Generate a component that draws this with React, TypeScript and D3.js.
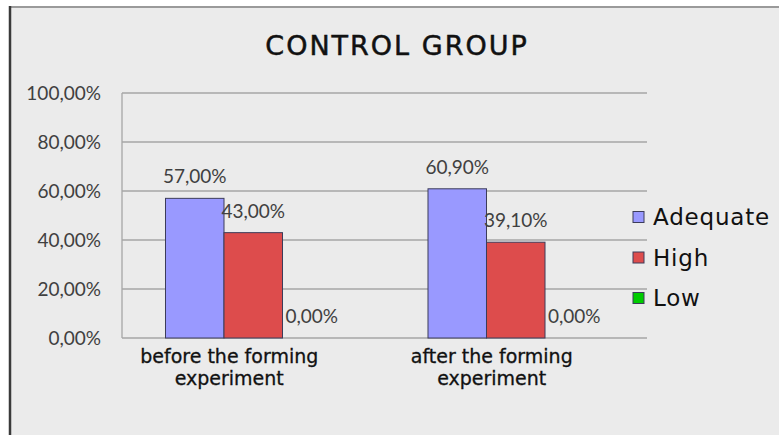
import React from "react";
import * as d3 from "d3";

const title = "CONTROL GROUP";
const categories = ["before the forming|experiment", "after the forming|experiment"];
const seriesNames = ["Adequate", "High", "Low"];
const seriesColors = ["#9999ff", "#dd4c4c", "#00cc00"];
const adequateValues = [0.57, 0.609];
const highValues = [0.43, 0.391];
const lowValues = [0.0, 0.0];
const yTicks = [0, 0.2, 0.4, 0.6, 0.8, 1.0];

const W = 779;
const H = 435;
const plot = { left: 122, right: 647, top: 93, bottom: 338 };

const fmt = (v: number) => (v * 100).toFixed(2).replace(".", ",") + "%";

export default function App() {
  const seriesValues = [adequateValues, highValues, lowValues];
  const x0 = d3
    .scaleBand<string>()
    .domain(categories)
    .range([plot.left, plot.right])
    .paddingInner(0.3314)
    .paddingOuter(0.1657);
  const x1 = d3.scaleBand<string>().domain(seriesNames).range([0, x0.bandwidth()]);
  const y = d3.scaleLinear().domain([0, 1]).range([plot.bottom, plot.top]);
  const labelFont = "Lato, 'Open Sans', sans-serif";
  const gothic = "'DejaVu Sans', sans-serif";

  return (
    <svg width={W} height={H} style={{ position: "absolute", left: 0, top: 0 }}>
      <rect x={0} y={0} width={W} height={H} fill="#ffffff" />
      <rect x={10} y={7} width={W - 10} height={H - 7} fill="#ebebeb" />
      <line x1={10} y1={7} x2={W} y2={7} stroke="#9a9a9a" strokeWidth={2} />
      <line x1={10} y1={6} x2={10} y2={H} stroke="#3a3a3a" strokeWidth={2.5} />

      <text
        x={397}
        y={55}
        textAnchor="middle"
        fontFamily={gothic}
        fontSize={27}
        letterSpacing={2}
        stroke="#111"
        strokeWidth={0.5}
        fill="#111"
      >
        {title}
      </text>

      {yTicks.map((t) => (
        <g key={t}>
          <line x1={plot.left} x2={plot.right} y1={y(t)} y2={y(t)} stroke="#a6a6a6" strokeWidth={1.3} />
          <text
            x={101}
            y={y(t)}
            dy="0.35em"
            textAnchor="end"
            fontFamily={labelFont}
            fontSize={19}
            fill="#404040"
          >
            {fmt(t)}
          </text>
        </g>
      ))}
      <line x1={plot.left} x2={plot.left} y1={plot.top} y2={plot.bottom} stroke="#a6a6a6" strokeWidth={1.3} />

      {categories.map((c, ci) => (
        <g key={c}>
          {seriesNames.map((s, si) => {
            const v = seriesValues[si][ci];
            const bx = (x0(c) ?? 0) + (x1(s) ?? 0);
            const bw = x1.bandwidth();
            return (
              <g key={s}>
                {v > 0 && (
                  <rect
                    x={bx}
                    y={y(v)}
                    width={bw}
                    height={y(0) - y(v)}
                    fill={seriesColors[si]}
                    stroke="#3c3c5a"
                    strokeWidth={1}
                  />
                )}
                <text
                  x={bx + bw / 2}
                  y={y(v) - 15}
                  textAnchor="middle"
                  fontFamily={labelFont}
                  fontSize={19}
                  fill="#404040"
                >
                  {fmt(v)}
                </text>
              </g>
            );
          })}
          {c.split("|").map((line, li) => (
            <text
              key={li}
              x={(x0(c) ?? 0) + x0.bandwidth() / 2 - 24}
              y={363 + li * 22}
              textAnchor="middle"
              fontFamily={gothic}
              fontSize={19}
              stroke="#111"
              strokeWidth={0.3}
              fill="#111"
            >
              {line}
            </text>
          ))}
        </g>
      ))}

      {seriesNames.map((s, si) => (
        <g key={s} transform={`translate(633, ${217 + si * 40.5})`}>
          <rect x={0} y={-5.5} width={11} height={11} fill={seriesColors[si]} stroke="#3c3c5a" strokeWidth={1} />
          <text x={20} y={0} dy="0.36em" fontFamily={gothic} fontSize={23} letterSpacing={0.8} fill="#111">
            {s}
          </text>
        </g>
      ))}
    </svg>
  );
}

========================================================================

Quote the data exactly, leaving every image out of the copy.

▶ SOLUTION TO THE EXERCISE
Generate a component that draws this with React, TypeScript and D3.js.
import React from "react";
import * as d3 from "d3";

const title = "CONTROL GROUP";
const categories = ["before the forming|experiment", "after the forming|experiment"];
const seriesNames = ["Adequate", "High", "Low"];
const seriesColors = ["#9999ff", "#dd4c4c", "#00cc00"];
const adequateValues = [0.57, 0.609];
const highValues = [0.43, 0.391];
const lowValues = [0.0, 0.0];
const yTicks = [0, 0.2, 0.4, 0.6, 0.8, 1.0];

const W = 779;
const H = 435;
const plot = { left: 122, right: 647, top: 93, bottom: 338 };

const fmt = (v: number) => (v * 100).toFixed(2).replace(".", ",") + "%";

export default function App() {
  const seriesValues = [adequateValues, highValues, lowValues];
  const x0 = d3
    .scaleBand<string>()
    .domain(categories)
    .range([plot.left, plot.right])
    .paddingInner(0.3314)
    .paddingOuter(0.1657);
  const x1 = d3.scaleBand<string>().domain(seriesNames).range([0, x0.bandwidth()]);
  const y = d3.scaleLinear().domain([0, 1]).range([plot.bottom, plot.top]);
  const labelFont = "Lato, 'Open Sans', sans-serif";
  const gothic = "'DejaVu Sans', sans-serif";

  return (
    <svg width={W} height={H} style={{ position: "absolute", left: 0, top: 0 }}>
      <rect x={0} y={0} width={W} height={H} fill="#ffffff" />
      <rect x={10} y={7} width={W - 10} height={H - 7} fill="#ebebeb" />
      <line x1={10} y1={7} x2={W} y2={7} stroke="#9a9a9a" strokeWidth={2} />
      <line x1={10} y1={6} x2={10} y2={H} stroke="#3a3a3a" strokeWidth={2.5} />

      <text
        x={397}
        y={55}
        textAnchor="middle"
        fontFamily={gothic}
        fontSize={27}
        letterSpacing={2}
        stroke="#111"
        strokeWidth={0.5}
        fill="#111"
      >
        {title}
      </text>

      {yTicks.map((t) => (
        <g key={t}>
          <line x1={plot.left} x2={plot.right} y1={y(t)} y2={y(t)} stroke="#a6a6a6" strokeWidth={1.3} />
          <text
            x={101}
            y={y(t)}
            dy="0.35em"
            textAnchor="end"
            fontFamily={labelFont}
            fontSize={19}
            fill="#404040"
          >
            {fmt(t)}
          </text>
        </g>
      ))}
      <line x1={plot.left} x2={plot.left} y1={plot.top} y2={plot.bottom} stroke="#a6a6a6" strokeWidth={1.3} />

      {categories.map((c, ci) => (
        <g key={c}>
          {seriesNames.map((s, si) => {
            const v = seriesValues[si][ci];
            const bx = (x0(c) ?? 0) + (x1(s) ?? 0);
            const bw = x1.bandwidth();
            return (
              <g key={s}>
                {v > 0 && (
                  <rect
                    x={bx}
                    y={y(v)}
                    width={bw}
                    height={y(0) - y(v)}
                    fill={seriesColors[si]}
                    stroke="#3c3c5a"
                    strokeWidth={1}
                  />
                )}
                <text
                  x={bx + bw / 2}
                  y={y(v) - 15}
                  textAnchor="middle"
                  fontFamily={labelFont}
                  fontSize={19}
                  fill="#404040"
                >
                  {fmt(v)}
                </text>
              </g>
            );
          })}
          {c.split("|").map((line, li) => (
            <text
              key={li}
              x={(x0(c) ?? 0) + x0.bandwidth() / 2 - 24}
              y={363 + li * 22}
              textAnchor="middle"
              fontFamily={gothic}
              fontSize={19}
              stroke="#111"
              strokeWidth={0.3}
              fill="#111"
            >
              {line}
            </text>
          ))}
        </g>
      ))}

      {seriesNames.map((s, si) => (
        <g key={s} transform={`translate(633, ${217 + si * 40.5})`}>
          <rect x={0} y={-5.5} width={11} height={11} fill={seriesColors[si]} stroke="#3c3c5a" strokeWidth={1} />
          <text x={20} y={0} dy="0.36em" fontFamily={gothic} fontSize={23} letterSpacing={0.8} fill="#111">
            {s}
          </text>
        </g>
      ))}
    </svg>
  );
}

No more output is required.